◆ Work required
Transcribe the listing in full, excluding any pictures.

◆ Available data
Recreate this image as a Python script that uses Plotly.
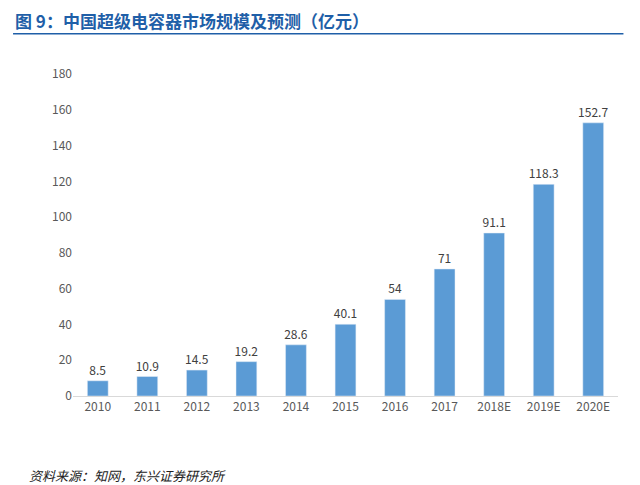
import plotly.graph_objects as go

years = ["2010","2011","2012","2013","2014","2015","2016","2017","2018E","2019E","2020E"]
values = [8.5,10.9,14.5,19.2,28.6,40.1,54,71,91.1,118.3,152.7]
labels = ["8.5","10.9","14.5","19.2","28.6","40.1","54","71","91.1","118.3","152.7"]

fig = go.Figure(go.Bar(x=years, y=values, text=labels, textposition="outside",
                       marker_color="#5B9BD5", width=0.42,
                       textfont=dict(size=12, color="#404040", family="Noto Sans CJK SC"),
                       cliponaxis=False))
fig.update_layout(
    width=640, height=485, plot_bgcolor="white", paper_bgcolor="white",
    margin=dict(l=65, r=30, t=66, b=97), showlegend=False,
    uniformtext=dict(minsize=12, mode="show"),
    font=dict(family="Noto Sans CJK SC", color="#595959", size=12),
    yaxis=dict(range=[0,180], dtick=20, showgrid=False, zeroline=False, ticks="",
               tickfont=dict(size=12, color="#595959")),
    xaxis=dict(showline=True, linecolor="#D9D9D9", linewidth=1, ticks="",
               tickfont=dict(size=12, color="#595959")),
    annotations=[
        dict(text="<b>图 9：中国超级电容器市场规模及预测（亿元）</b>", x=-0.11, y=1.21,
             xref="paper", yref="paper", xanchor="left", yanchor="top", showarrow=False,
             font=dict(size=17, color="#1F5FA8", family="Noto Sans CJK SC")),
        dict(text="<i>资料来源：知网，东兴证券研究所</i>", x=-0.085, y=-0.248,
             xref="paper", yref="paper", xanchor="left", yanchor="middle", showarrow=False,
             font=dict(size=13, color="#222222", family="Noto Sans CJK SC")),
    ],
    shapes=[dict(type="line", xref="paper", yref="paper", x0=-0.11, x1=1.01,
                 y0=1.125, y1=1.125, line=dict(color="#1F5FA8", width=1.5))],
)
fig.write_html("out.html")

◆ Answer to this exercise
Recreate this image as a Python script that uses Plotly.
import plotly.graph_objects as go

years = ["2010","2011","2012","2013","2014","2015","2016","2017","2018E","2019E","2020E"]
values = [8.5,10.9,14.5,19.2,28.6,40.1,54,71,91.1,118.3,152.7]
labels = ["8.5","10.9","14.5","19.2","28.6","40.1","54","71","91.1","118.3","152.7"]

fig = go.Figure(go.Bar(x=years, y=values, text=labels, textposition="outside",
                       marker_color="#5B9BD5", width=0.42,
                       textfont=dict(size=12, color="#404040", family="Noto Sans CJK SC"),
                       cliponaxis=False))
fig.update_layout(
    width=640, height=485, plot_bgcolor="white", paper_bgcolor="white",
    margin=dict(l=65, r=30, t=66, b=97), showlegend=False,
    uniformtext=dict(minsize=12, mode="show"),
    font=dict(family="Noto Sans CJK SC", color="#595959", size=12),
    yaxis=dict(range=[0,180], dtick=20, showgrid=False, zeroline=False, ticks="",
               tickfont=dict(size=12, color="#595959")),
    xaxis=dict(showline=True, linecolor="#D9D9D9", linewidth=1, ticks="",
               tickfont=dict(size=12, color="#595959")),
    annotations=[
        dict(text="<b>图 9：中国超级电容器市场规模及预测（亿元）</b>", x=-0.11, y=1.21,
             xref="paper", yref="paper", xanchor="left", yanchor="top", showarrow=False,
             font=dict(size=17, color="#1F5FA8", family="Noto Sans CJK SC")),
        dict(text="<i>资料来源：知网，东兴证券研究所</i>", x=-0.085, y=-0.248,
             xref="paper", yref="paper", xanchor="left", yanchor="middle", showarrow=False,
             font=dict(size=13, color="#222222", family="Noto Sans CJK SC")),
    ],
    shapes=[dict(type="line", xref="paper", yref="paper", x0=-0.11, x1=1.01,
                 y0=1.125, y1=1.125, line=dict(color="#1F5FA8", width=1.5))],
)
fig.write_html("out.html")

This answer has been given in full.